**What the exercise asks**
Report every line in the listing below where the string "matplotlib" shows up.

**Collected material**

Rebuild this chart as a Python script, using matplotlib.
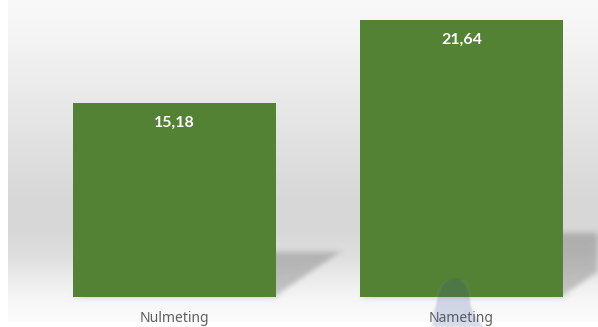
import numpy as np
import matplotlib
matplotlib.use("Agg")
import matplotlib.pyplot as plt
from matplotlib.patches import Polygon, PathPatch
from matplotlib.path import Path
from matplotlib.colors import LinearSegmentedColormap

# data
categories = ["Nulmeting", "Nameting"]
values = [15.18, 21.64]
value_labels = ["15,18", "21,64"]

bar_color = "#548235"
plt.rcParams["font.family"] = ["Noto Sans", "DejaVu Sans"]


def gaussian_blur(sigma):
    # agg filter: blurs whatever the artist rendered
    def _filter(im, dpi):
        pad = int(3 * sigma)
        src = np.pad(im, [(pad, pad), (pad, pad), (0, 0)], "constant")
        x = np.arange(-pad, pad + 1)
        k = np.exp(-0.5 * (x / sigma) ** 2)
        k /= k.sum()
        out = np.apply_along_axis(lambda m: np.convolve(m, k, mode="same"), 0, src)
        out = np.apply_along_axis(lambda m: np.convolve(m, k, mode="same"), 1, out)
        return out, -pad, -pad
    return _filter


fig = plt.figure(figsize=(5.98, 3.27), dpi=100)
fig.patch.set_facecolor("white")

# soft grey backdrop, light at the top and bottom
bg = fig.add_axes([8 / 598, 5 / 327, 590 / 598, 322 / 327])
bg.axis("off")
stops = [(0.0, "#f9f9f9"), (0.13, "#f3f3f3"), (0.31, "#e9e9e9"), (0.5, "#dedede"),
         (0.63, "#d7d7d7"), (0.72, "#d8d8d8"), (0.79, "#dedede"), (0.86, "#eaeaea"),
         (0.93, "#f6f6f6"), (1.0, "#fbfbfb")]
cmap = LinearSegmentedColormap.from_list("bg", stops)
grad = np.linspace(0, 1, 400).reshape(-1, 1)
bg.imshow(grad, cmap=cmap, aspect="auto", extent=(0, 1, 0, 1), vmin=0, vmax=1)
bg.set_xlim(0, 1)
bg.set_ylim(0, 1)

ax = fig.add_axes([0, 0, 1, 1])
ax.patch.set_alpha(0)
ax.axis("off")

spacing = 287.0          # px between bar centres
px_per_unit = 12.78
ax.set_xlim(-174.5 / spacing, (598 - 174.5) / spacing)
ax.set_ylim(-30 / px_per_unit, 297 / px_per_unit)

x = np.arange(len(values))
width = 0.707

# floor shadows thrown to the right of each bar
for xi, v in zip(x, values):
    xl, xr = xi - width / 2, xi + width / 2
    dx, dy = 0.01537 * v, 0.232 * v
    shadow = Polygon([(xl, 0), (xr, 0), (xr + dx, dy), (xl + dx, dy)],
                     closed=True, facecolor="black", alpha=0.2, edgecolor="none", zorder=1)
    shadow.set_agg_filter(gaussian_blur(3))
    ax.add_patch(shadow)

bars = ax.bar(x, values, width=width, color=bar_color, zorder=2)

for rect, lab in zip(bars, value_labels):
    ax.annotate(lab, (rect.get_x() + rect.get_width() / 2, rect.get_height()),
                xytext=(0, -19.5), textcoords="offset pixels", ha="center", va="center",
                color="white", fontsize=11.5, fontweight="bold", family=["Lato", "DejaVu Sans"],
                zorder=4)

for xi, cat in zip(x, categories):
    ax.annotate(cat, (xi, 0), xytext=(0, -21), textcoords="offset pixels",
                ha="center", va="center", color="#606060", fontsize=10, zorder=4)

# faint logo mark near the bottom
verts = [(433, 0), (433, 16), (437, 30), (441, 40),
         (446, 48), (456, 50), (463, 46),
         (470, 40), (470, 30), (471, 22),
         (474, 12), (479, 6), (484, 0), (433, 0)]
codes = [Path.MOVETO, Path.CURVE4, Path.CURVE4, Path.CURVE4,
         Path.CURVE4, Path.CURVE4, Path.CURVE4,
         Path.CURVE4, Path.CURVE4, Path.CURVE4,
         Path.CURVE4, Path.CURVE4, Path.CURVE4, Path.CLOSEPOLY]
verts = [(vx / 598, vy / 327) for vx, vy in verts]
logo = PathPatch(Path(verts, codes), transform=fig.transFigure, facecolor="#2f4f8f",
                 edgecolor="none", alpha=0.2, zorder=3)
logo.set_agg_filter(gaussian_blur(1.2))
fig.patches.append(logo)

fig.savefig("out.png", dpi=100)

**Exercise response**
Rebuild this chart as a Python script, using matplotlib.
import matplotlib
matplotlib.use("Agg")
import matplotlib.pyplot as plt
from matplotlib.patches import Polygon, PathPatch
from matplotlib.path import Path
from matplotlib.colors import LinearSegmentedColormap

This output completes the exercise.